§ Exercise directions
In the material below, the lines containing the word "seaborn" are required; copy each of them.

§ Records to process
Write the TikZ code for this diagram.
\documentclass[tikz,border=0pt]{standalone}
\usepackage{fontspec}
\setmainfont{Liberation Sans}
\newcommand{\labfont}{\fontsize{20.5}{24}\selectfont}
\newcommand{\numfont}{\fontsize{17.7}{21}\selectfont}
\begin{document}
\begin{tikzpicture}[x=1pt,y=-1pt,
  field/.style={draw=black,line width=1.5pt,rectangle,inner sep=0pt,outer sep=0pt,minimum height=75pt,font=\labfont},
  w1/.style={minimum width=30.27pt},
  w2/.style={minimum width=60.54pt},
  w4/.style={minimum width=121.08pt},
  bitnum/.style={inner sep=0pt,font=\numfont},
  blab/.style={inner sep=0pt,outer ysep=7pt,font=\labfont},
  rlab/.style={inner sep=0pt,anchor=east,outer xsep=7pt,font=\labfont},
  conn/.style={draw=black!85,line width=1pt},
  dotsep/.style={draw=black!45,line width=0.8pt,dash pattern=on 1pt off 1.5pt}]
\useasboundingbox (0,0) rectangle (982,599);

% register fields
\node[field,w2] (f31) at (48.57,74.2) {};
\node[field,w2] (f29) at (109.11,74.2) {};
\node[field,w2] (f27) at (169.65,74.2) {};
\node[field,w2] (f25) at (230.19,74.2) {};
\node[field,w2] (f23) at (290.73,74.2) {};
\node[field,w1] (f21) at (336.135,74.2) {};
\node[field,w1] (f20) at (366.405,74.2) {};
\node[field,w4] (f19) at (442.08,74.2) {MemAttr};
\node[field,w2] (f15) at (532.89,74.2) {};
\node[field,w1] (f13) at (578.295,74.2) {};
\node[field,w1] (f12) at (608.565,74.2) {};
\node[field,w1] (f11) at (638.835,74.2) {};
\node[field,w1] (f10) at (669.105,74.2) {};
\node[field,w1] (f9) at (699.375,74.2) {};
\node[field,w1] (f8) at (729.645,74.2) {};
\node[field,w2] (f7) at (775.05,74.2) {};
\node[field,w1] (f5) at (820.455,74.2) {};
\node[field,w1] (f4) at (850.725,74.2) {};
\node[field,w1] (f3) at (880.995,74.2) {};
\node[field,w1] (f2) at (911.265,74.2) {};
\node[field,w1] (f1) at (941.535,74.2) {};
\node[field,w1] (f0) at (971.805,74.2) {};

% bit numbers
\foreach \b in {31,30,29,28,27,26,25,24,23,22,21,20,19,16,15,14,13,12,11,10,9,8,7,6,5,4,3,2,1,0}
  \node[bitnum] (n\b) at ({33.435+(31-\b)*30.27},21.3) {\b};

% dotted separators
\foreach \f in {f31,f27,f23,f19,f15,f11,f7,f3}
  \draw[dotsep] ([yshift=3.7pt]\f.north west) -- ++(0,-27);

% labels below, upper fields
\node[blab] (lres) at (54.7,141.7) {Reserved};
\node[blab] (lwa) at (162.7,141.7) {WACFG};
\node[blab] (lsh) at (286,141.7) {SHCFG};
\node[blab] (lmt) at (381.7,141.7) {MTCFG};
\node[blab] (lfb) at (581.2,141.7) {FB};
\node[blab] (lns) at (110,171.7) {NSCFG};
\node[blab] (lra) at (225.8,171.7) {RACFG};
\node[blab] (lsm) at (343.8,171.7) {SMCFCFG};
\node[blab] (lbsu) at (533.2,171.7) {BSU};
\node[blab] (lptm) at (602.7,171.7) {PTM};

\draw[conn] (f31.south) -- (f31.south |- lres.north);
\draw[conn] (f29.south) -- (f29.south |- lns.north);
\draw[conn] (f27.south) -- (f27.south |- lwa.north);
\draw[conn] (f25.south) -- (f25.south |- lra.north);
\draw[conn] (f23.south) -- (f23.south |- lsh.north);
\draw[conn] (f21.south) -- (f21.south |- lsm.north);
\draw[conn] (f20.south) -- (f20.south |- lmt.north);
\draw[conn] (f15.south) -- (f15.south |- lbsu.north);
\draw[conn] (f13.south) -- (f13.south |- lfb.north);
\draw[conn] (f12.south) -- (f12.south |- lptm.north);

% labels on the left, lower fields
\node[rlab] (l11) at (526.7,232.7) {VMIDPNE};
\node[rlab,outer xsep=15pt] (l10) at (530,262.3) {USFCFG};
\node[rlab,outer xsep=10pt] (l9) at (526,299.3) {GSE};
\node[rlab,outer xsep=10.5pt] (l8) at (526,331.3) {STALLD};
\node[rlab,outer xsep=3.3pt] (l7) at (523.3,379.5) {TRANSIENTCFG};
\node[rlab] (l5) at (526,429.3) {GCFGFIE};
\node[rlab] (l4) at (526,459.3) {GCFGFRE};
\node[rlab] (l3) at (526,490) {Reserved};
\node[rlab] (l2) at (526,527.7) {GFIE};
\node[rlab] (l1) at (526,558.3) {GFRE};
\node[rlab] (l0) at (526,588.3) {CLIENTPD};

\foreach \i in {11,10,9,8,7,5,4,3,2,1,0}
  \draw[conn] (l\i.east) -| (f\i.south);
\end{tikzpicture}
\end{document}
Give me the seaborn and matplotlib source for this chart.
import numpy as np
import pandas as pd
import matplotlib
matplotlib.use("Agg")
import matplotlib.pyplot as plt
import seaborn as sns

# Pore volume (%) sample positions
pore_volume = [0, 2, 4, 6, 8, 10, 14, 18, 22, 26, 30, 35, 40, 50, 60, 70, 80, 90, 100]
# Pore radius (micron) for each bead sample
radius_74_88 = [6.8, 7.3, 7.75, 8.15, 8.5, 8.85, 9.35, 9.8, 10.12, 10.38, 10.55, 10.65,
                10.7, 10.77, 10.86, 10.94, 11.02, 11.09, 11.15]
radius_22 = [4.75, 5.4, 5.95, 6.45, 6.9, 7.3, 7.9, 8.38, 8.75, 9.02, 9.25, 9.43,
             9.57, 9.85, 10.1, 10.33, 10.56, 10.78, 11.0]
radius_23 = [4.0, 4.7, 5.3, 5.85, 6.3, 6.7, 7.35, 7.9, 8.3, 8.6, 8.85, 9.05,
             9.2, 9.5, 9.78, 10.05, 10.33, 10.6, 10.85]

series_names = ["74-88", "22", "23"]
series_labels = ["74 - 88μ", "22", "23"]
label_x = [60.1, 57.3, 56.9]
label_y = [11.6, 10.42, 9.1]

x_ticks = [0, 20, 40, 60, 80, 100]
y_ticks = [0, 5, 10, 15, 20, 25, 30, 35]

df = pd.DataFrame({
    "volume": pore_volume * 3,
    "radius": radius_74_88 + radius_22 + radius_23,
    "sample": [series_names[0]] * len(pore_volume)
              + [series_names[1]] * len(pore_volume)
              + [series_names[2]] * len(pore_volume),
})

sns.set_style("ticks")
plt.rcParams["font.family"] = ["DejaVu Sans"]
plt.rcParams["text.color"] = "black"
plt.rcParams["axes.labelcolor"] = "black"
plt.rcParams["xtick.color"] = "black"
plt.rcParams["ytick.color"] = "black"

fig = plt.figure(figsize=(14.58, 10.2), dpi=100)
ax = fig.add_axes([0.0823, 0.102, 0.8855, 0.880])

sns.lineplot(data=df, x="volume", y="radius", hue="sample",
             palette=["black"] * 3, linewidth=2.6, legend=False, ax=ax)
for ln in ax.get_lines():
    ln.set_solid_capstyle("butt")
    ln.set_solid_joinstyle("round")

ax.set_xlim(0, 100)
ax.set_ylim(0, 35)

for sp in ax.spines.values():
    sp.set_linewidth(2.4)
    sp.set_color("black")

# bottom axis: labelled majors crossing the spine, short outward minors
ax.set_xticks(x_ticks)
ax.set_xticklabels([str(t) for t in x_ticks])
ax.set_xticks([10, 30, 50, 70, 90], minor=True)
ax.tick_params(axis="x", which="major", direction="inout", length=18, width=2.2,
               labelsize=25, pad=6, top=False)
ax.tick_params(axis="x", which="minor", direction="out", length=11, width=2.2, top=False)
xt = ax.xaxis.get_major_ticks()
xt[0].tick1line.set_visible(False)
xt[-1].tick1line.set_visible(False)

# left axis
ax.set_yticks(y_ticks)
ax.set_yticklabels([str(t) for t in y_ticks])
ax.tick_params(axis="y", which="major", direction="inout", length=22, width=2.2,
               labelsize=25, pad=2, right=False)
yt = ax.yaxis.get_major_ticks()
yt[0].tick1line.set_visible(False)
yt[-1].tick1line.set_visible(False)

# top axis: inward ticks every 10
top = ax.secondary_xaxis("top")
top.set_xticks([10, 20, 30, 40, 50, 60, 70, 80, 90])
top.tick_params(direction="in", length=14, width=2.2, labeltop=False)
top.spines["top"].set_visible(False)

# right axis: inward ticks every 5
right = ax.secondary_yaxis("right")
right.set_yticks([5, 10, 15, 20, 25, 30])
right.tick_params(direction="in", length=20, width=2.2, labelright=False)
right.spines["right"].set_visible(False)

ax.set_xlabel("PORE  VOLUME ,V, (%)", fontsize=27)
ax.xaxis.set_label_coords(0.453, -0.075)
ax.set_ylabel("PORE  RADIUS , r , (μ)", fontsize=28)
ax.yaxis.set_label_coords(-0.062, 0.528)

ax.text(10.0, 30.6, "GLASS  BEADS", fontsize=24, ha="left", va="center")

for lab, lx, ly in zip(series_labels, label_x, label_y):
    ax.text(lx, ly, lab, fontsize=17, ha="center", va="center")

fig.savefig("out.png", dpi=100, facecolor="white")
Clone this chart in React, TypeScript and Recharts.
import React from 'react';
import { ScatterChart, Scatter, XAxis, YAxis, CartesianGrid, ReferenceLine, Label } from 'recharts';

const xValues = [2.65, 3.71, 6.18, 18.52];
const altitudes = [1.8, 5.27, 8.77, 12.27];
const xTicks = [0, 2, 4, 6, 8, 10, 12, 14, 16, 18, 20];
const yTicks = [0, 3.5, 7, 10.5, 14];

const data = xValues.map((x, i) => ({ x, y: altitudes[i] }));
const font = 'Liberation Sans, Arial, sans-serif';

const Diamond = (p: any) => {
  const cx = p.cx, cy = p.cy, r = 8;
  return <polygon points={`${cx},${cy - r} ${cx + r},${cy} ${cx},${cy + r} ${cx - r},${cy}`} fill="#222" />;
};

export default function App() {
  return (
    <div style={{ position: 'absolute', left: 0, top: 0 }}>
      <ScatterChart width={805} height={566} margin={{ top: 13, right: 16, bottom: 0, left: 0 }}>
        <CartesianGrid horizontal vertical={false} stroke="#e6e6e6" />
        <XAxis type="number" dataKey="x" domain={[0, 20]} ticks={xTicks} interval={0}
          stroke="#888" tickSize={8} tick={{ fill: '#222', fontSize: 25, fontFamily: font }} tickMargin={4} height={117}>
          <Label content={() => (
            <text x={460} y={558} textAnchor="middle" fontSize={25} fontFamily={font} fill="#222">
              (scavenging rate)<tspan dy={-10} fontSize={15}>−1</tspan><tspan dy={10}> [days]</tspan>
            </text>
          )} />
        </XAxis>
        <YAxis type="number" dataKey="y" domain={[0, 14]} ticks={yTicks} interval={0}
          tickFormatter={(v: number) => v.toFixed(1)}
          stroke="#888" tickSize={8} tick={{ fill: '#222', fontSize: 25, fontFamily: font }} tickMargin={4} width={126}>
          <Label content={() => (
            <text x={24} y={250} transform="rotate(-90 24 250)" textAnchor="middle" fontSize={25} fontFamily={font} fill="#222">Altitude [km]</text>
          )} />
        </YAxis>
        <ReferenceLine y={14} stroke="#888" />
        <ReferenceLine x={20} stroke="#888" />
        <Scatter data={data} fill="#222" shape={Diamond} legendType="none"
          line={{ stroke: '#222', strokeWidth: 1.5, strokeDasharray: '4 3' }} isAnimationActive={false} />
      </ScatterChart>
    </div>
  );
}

§ Exercise answer
Give me the seaborn and matplotlib source for this chart.
import seaborn as sns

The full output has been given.